Below is the abstract for the presentation:
In 2011 the American Indian College Fund through a W. K. Kellogg grant awarded four tribal colleges the Wakanyeja ‘Sacred Little Ones’- Tribal College Readiness and Success by Third Grade Initiative. A goal of the initiative is to improve the quality of early childhood teachers in Native communities through teacher training programs. Southwestern Indian Polytechnic Institute (SIPI), a grantee of this initiative, has worked hard to examine and improve its associate’s degree program in Early Childhood Education (ECE). As part of its efforts, SIPI offered a Special Topics course that focused on Native American curriculum development. This Special Topics course has provided the opportunity for students and teachers to develop the impetus to begin infusion of Native language and culture within early childhood classrooms. Students utilized Lomawaima and McCarty’s (2006) Safety Zone Theory as a lens to examine eras in Indian education as well as develop a critical perspective on the current educational climate. SIPI’s project activities with partner Head Starts also provided opportunities for further analysis and action. As SIPI seeks to create increasingly relevant programs, it considers theories and perspectives that students can utilize to further develop an increasing awareness and motivation to develop early childhood curriculum steeped in tribal language and culture. SIPI’s Initiative seeks to answer the following research questions:
- In what ways does SIPI’s Special Topics course help mark the contours of the safety zones within a historical context?
- How has the course “helped shape or shift, or respond to, wide-spread notions of safe or dangerous cultural difference?” (Lomawaima & McCarty, 2006, p. 14)
This data stems from a larger SIPI IRB approved phenomenological study.
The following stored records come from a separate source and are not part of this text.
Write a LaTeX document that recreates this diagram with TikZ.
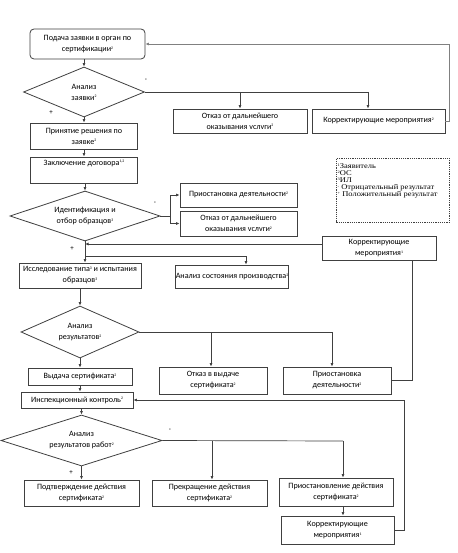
\documentclass[tikz,border=0pt]{standalone}
\usepackage{fontspec}
\setmainfont{Carlito}
\newfontfamily\legendfont[FakeStretch=1.16]{Liberation Serif}
\usetikzlibrary{shapes.geometric,arrows.meta}
\definecolor{linec}{HTML}{404040}
\definecolor{linel}{HTML}{808080}
\newcommand\supx[1]{\raisebox{0.6ex}{\fontsize{3.8}{3.8}\selectfont #1}}
\begin{document}
\begin{tikzpicture}[x=1pt,y=-1pt,
  line/.style={draw=linec, line width=0.7pt},
  arr/.style={line, -{Latex[length=3.5pt,width=3pt]}},
  box/.style={draw=linec, line width=0.8pt, inner sep=0pt, align=center,
    font=\fontsize{8.1}{11}\selectfont},
  dia/.style={draw=linec, line width=0.8pt, shape=diamond, inner sep=0pt},
  txt/.style={inner sep=0pt, align=center, font=\fontsize{8.1}{11}\selectfont},
  sign/.style={inner sep=0pt, font=\fontsize{7}{7}\selectfont}
]
\useasboundingbox (0,0) rectangle (457,553);
\fill[white] (0,0) rectangle (457,553);

% ---- nodes ----
\node[box, rounded corners=4pt, minimum width=115, minimum height=30] (box1) at (87.5,44) {Подача заявки в орган по\\сертификации\supx{2}};
\node[dia, minimum width=121, minimum height=50] (d1) at (84,92) {};
\node[txt] at (d1) {Анализ\\заявки\supx{2}};
\node[box, minimum width=134, minimum height=24] (otk1) at (240,121) {Отказ от дальнейшего\\оказывания vслvги\supx{2}};
\node[box, minimum width=133, minimum height=24] (kor1) at (378.5,121) {Корректирующие мероприятия\supx{2}};
\node[box, minimum width=107, minimum height=26] (prin) at (84,136) {Принятие решения по\\заявке\supx{2}};
\node[box, minimum width=107, minimum height=26] (zakl) at (84,170) {};
\node[txt, anchor=north] at ([yshift=-3pt]zakl.north) {Заключение договора\supx{1,2}};
\node[dia, minimum width=150, minimum height=50] (d2) at (85,216) {};
\node[txt] at (d2) {Идентификация и\\отбор образцов\supx{3}};
\node[box, minimum width=117, minimum height=24] (pri1) at (238.5,195) {Приостановка деятельности\supx{2}};
\node[box, minimum width=117, minimum height=25] (otk2) at (238.5,223.5) {Отказ от дальнейшего\\оказывания vслvги\supx{2}};
\node[box, minimum width=114, minimum height=24] (kor2) at (379,248) {Корректирующие\\мероприятия\supx{1}};
\node[box, minimum width=122, minimum height=25] (issl) at (80,275.5) {Исследование типа\supx{3} и испытания\\образцов\supx{3}};
\node[box, minimum width=102, minimum height=23] (anal) at (232,276.5) {Анализ состояния производства\supx{2}};
\node[dia, minimum width=118, minimum height=52] (d3) at (80,332) {};
\node[txt] at (d3) {Анализ\\результатов\supx{2}};
\node[box, minimum width=108, minimum height=27] (otk3) at (213,380.5) {Отказ в выдаче\\сертификата\supx{2}};
\node[box, minimum width=108, minimum height=27] (pri2) at (337,380.5) {Приостановка\\деятельности\supx{2}};
\node[box, minimum width=104, minimum height=17] (vyd) at (80,376.5) {Выдача сертификата\supx{2}};
\node[box, minimum width=112, minimum height=16] (insp) at (77,400) {Инспекционный контроль\supx{2}};
\node[dia, minimum width=161, minimum height=51] (d4) at (81.5,440.5) {};
\node[txt] at (d4) {Анализ\\результатов работ\supx{2}};
\node[box, minimum width=115, minimum height=26] (podt) at (81.5,493) {Подтверждение действия\\сертификата\supx{2}};
\node[box, minimum width=115, minimum height=26] (prek) at (209.5,493) {Прекращение действия\\сертификата\supx{2}};
\node[box, minimum width=114, minimum height=28] (pris) at (336,492) {Приостановление действия\\сертификата\supx{2}};
\node[box, minimum width=113, minimum height=28] (kor3) at (337.5,530) {Корректирующие\\мероприятия\supx{1}};

% legend
\node[draw=linec, line width=0.6pt, dash pattern=on 1.2pt off 1pt, minimum width=113, minimum height=64, anchor=north west, inner sep=0pt] (leg) at (336,158) {};
\node[anchor=north west, inner sep=0pt, align=left, font=\legendfont\fontsize{7.3}{6.9}\selectfont] (legt) at (337.5,163.5) {\supx{1}Заявитель\\\supx{2}ОС\\\supx{3}ИЛ\\\supx{-} Отрицательный результат\\\supx{+} Положительный результат};

% signs
\node[sign] (m1) at (146,80) {-};
\node[sign] (p1) at (51,113) {+};
\node[sign] (m2) at (155,203) {-};
\node[sign] (p2) at (72,249) {+};
\node[sign] (m4) at (170,430) {-};
\node[sign] (p4) at (71,473) {+};

% junction coordinates
\coordinate (j1a) at (240,92);
\coordinate (j1b) at (368,92);
\coordinate (r1) at (449,44);
\coordinate (s2) at (170,216);
\coordinate (k2in) at (322,244);
\coordinate (a1) at (246,256);
\coordinate (k2b) at (412,0);
\coordinate (j3a) at (211,332);
\coordinate (j3b) at (332,332);
\coordinate (j4a) at (212,441);
\coordinate (j4b) at (343,441);
\coordinate (r4) at (404,400);

% ---- connectors ----
\draw[arr] (box1.south -| d1.north) -- (d1.north);
\draw[line] (d1.east) -- (j1b);
\draw[arr] (j1a) -- (otk1.north);
\draw[arr] (j1b) -- (j1b |- kor1.north);
\draw[arr, draw=linel] (kor1.east) -| (r1) -- (box1.east);
\draw[arr] (d1.south) -- (prin.north);
\draw[arr] (prin.south) -- (zakl.north);
\draw[arr] (zakl.south -| d2.north) -- (d2.north);
\draw[line] (d2.east) -- (s2);
\draw[arr] (s2) |- (pri1.west);
\draw[arr] (s2) |- (otk2.west);
\draw[arr] (d2.south) -- (d2.south |- issl.north);
\draw[arr] (k2in) -- (d2.south |- k2in);
\draw[line] (d2.south |- a1) -- (a1);
\draw[arr] (a1) -- (a1 |- anal.north);
\draw[line] (pri2.east) -| (k2b |- kor2.south);
\draw[arr] (issl.south) -- (d3.north);
\draw[line] (d3.east) -- (j3b);
\draw[arr] (j3a) -- (j3a |- otk3.north);
\draw[arr] (j3b) -- (j3b |- pri2.north);
\draw[arr] (d3.south) -- (vyd.north);
\draw[arr] (vyd.south) -- (vyd.south |- insp.north);
\draw[arr] (d4.north |- insp.south) -- (d4.north);
\draw[line] (d4.east) -- (j4b);
\draw[arr] (j4a) -- (j4a |- prek.north);
\draw[arr] (j4b) -- (j4b |- pris.north);
\draw[arr] (d4.south) -- (podt.north);
\draw[arr] (pris.south -| j4b) -- (j4b |- kor3.north);
\draw[arr] (kor3.east) -| (r4) -- (insp.east);
\end{tikzpicture}
\end{document}
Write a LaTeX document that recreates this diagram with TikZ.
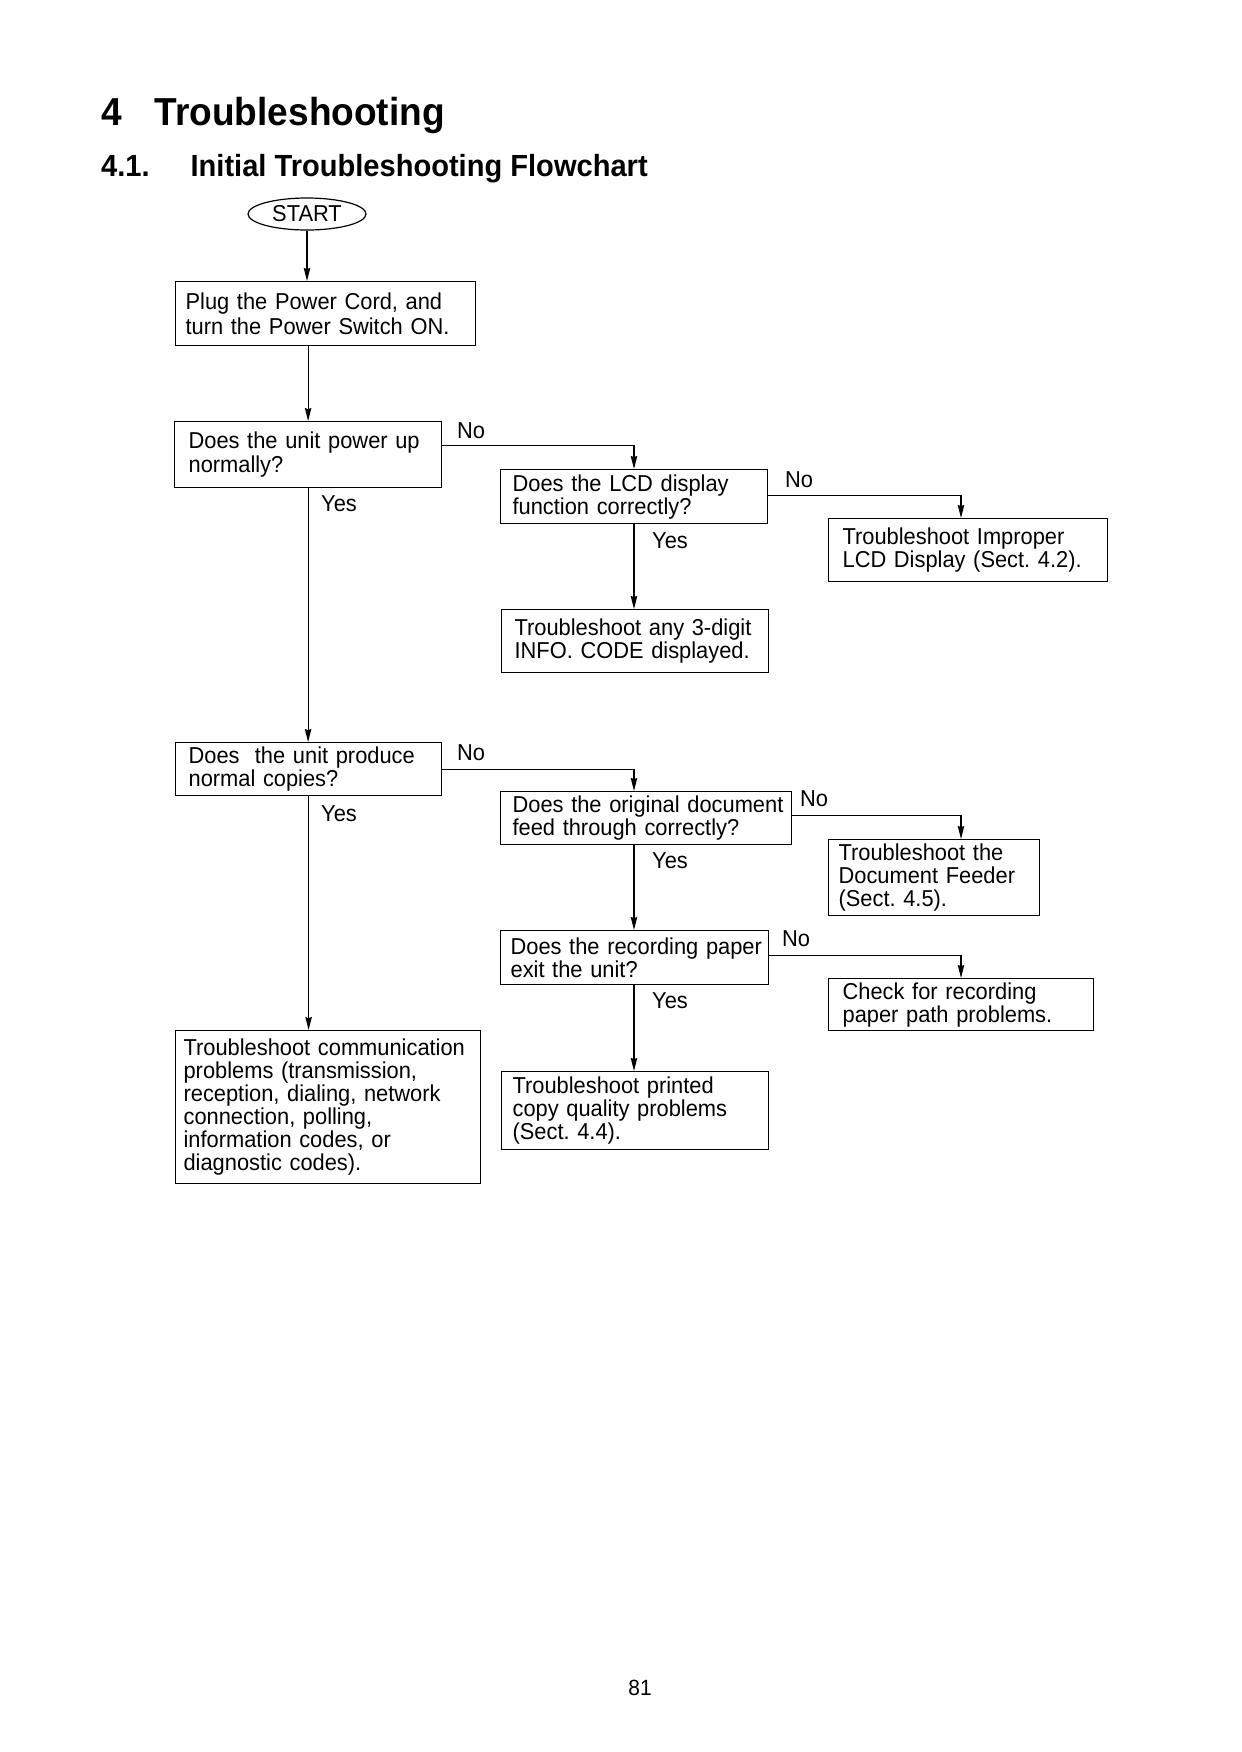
\documentclass[tikz,border=0pt]{standalone}
\usepackage{fontspec}
\setmainfont{Liberation Sans}[FakeStretch=0.95]
\usetikzlibrary{shapes.geometric,arrows.meta}
\frenchspacing
\begin{document}
\begin{tikzpicture}[x=0.5pt,y=-0.5pt,line width=0.6pt,
  box/.style={draw, anchor=north west, align=left, inner ysep=0pt,
    font=\fontsize{11.5}{11.5}\selectfont},
  arr/.style={-{Stealth[length=6.5pt,width=3.2pt,inset=0.6pt]}},
  lbl/.style={font=\fontsize{11.5}{12}\selectfont, inner sep=0pt},
  ttl/.style={anchor=base west, inner sep=0pt, font=\fontsize{19.5}{22}\bfseries\selectfont},
  sttl/.style={anchor=base west, inner sep=0pt, font=\fontsize{15.3}{18}\bfseries\selectfont}]
\useasboundingbox (0,0) rectangle (1242,1752);
% titles
\node[ttl] (tnum) at (101,125) {4};
\node[ttl] (ttext) at (154,125) {Troubleshooting};
\node[sttl] (snum) at (100.5,176) {4.1.};
\node[sttl] (stext) at (190,176) {Initial Troubleshooting Flowchart};
% column coordinates
\coordinate (colM) at (634,0);
\coordinate (colR) at (961,0);
% start
\node[draw, ellipse, minimum width=59pt, minimum height=16pt, inner sep=0pt,
  font=\fontsize{11.5}{12}\selectfont] (start) at (307,214) {START};
% boxes
\node[box, text width=140pt, inner xsep=5pt, minimum height=32pt, font=\fontsize{11.5}{12.3}\selectfont] (plug) at (175,281)
  {\mbox{Plug the Power Cord, and}\\\mbox{turn the Power Switch ON.}};
\node[box, text width=119.5pt, inner xsep=7pt, minimum height=33pt, font=\fontsize{11.5}{12.3}\selectfont] (q1) at (174,421)
  {\mbox{Does the unit power up}\\\mbox{normally?}};
\node[box, text width=121.5pt, inner xsep=6pt, minimum height=27pt] (lcd) at (500,469)
  {\mbox{Does the LCD display}\\\mbox{function correctly?}};
\node[box, text width=125.5pt, inner xsep=7pt, minimum height=31.5pt] (impr) at (828,518)
  {\mbox{Troubleshoot Improper}\\\mbox{LCD Display (Sect. 4.2).}};
\node[box, text width=120.5pt, inner xsep=6.5pt, minimum height=31.5pt] (info) at (501,609)
  {\mbox{Troubleshoot any 3-digit}\\\mbox{INFO. CODE displayed.}};
\node[box, text width=120pt, inner xsep=6.5pt, minimum height=26.5pt] (q2) at (175,742)
  {\mbox{Does\ \ the unit produce}\\\mbox{normal copies?}};
\node[box, text width=133.5pt, inner xsep=6pt, minimum height=26.5pt] (doc) at (500,791)
  {\mbox{Does the original document}\\\mbox{feed through correctly?}};
\node[box, text width=95.5pt, inner xsep=5pt, minimum height=38pt] (feed) at (828,839)
  {\mbox{Troubleshoot the}\\\mbox{Document Feeder}\\\mbox{(Sect. 4.5).}};
\node[box, text width=124pt, inner xsep=5pt, minimum height=27pt] (rec) at (500,930)
  {\mbox{Does the recording paper}\\\mbox{exit the unit?}};
\node[box, text width=118.5pt, inner xsep=7pt, minimum height=26pt] (check) at (828,978)
  {\mbox{Check for recording}\\\mbox{paper path problems.}};
\node[box, text width=122.5pt, inner xsep=5.5pt, minimum height=39pt] (print) at (501,1071)
  {\mbox{Troubleshoot printed}\\\mbox{copy quality problems}\\\mbox{(Sect. 4.4).}};
\node[box, text width=144.5pt, inner xsep=4pt, minimum height=76.5pt] (comm) at (175,1030)
  {\mbox{Troubleshoot communication}\\\mbox{problems (transmission,}\\\mbox{reception, dialing, network}\\\mbox{connection, polling,}\\\mbox{information codes, or}\\\mbox{diagnostic codes).}};
% labels
\node[lbl] (no1) at (471,431) {No};
\node[lbl] (no2) at (799,480) {No};
\node[lbl] (yes1) at (339,504) {Yes};
\node[lbl] (yes2) at (670,541) {Yes};
\node[lbl] (no3) at (471,753) {No};
\node[lbl] (yes3) at (339,814) {Yes};
\node[lbl] (no4) at (814,799) {No};
\node[lbl] (yes4) at (670,861) {Yes};
\node[lbl] (no5) at (796,939) {No};
\node[lbl] (yes5) at (670,1001) {Yes};
% connectors
\draw[arr] (start.south) -- (start.south |- plug.north);
\draw[arr] (q1.north |- plug.south) -- (q1.north);
\draw[arr] (q1.south) -- (q1.south |- q2.north);
\draw[arr] ([yshift=4.5pt]q1.east) -| (colM |- lcd.north);
\draw[arr] ([yshift=0.5pt]lcd.east) -| (colR |- impr.north);
\draw[arr] (colM |- lcd.south) -- (colM |- info.north);
\draw[arr] (q2.south) -- (q2.south |- comm.north);
\draw[arr] (q2.east) -| (colM |- doc.north);
\draw[arr] ([yshift=1.5pt]doc.east) -| (colR |- feed.north);
\draw[arr] (colM |- doc.south) -- (colM |- rec.north);
\draw[arr] ([yshift=1pt]rec.east) -| (colR |- check.north);
\draw[arr] (colM |- rec.south) -- (colM |- print.north);
% page number
\node[font=\fontsize{11}{12}\selectfont, inner sep=0pt] (page) at (640,1688) {81};
\end{tikzpicture}
\end{document}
Data collected will assist SIPI in refining the Special Topics course for inclusion as a required course within the degree program. Methods of data collection include document analysis, personal interview and focus groups.
Preliminary analysis shows that students utilize the Safety Zone Theory to situate their own experiences and those of their family and community to better understand struggles to maintain Native language and culture. The Safety Zone theory provides a tool for students to examine context and practices in order to carve out spaces for developing culturally relevant curriculum within early childhood settings.
Brayboy, Fann, Castagno, & Solyom, (2012) posit that formal education provides the foundation for Indigenous citizens to pursue goals that benefit their communities. Through a Native nation-building approach students can increase their ability to create change in tribal communities. Castagno (2012) notes that teacher preparation programs often possess paradigms that do not allow for unique approaches that recognize the unique identities of groups such as tribal citizens. SIPI aims to utilize the Special Topics course to develop a Native nation building approach that recognizes the unique context of tribal communities.
This study illustrates the role tribal colleges can play in developing Native American teachers who possess the motivation and skills to develop culturally relevant curriculum in tribal early childhood settings.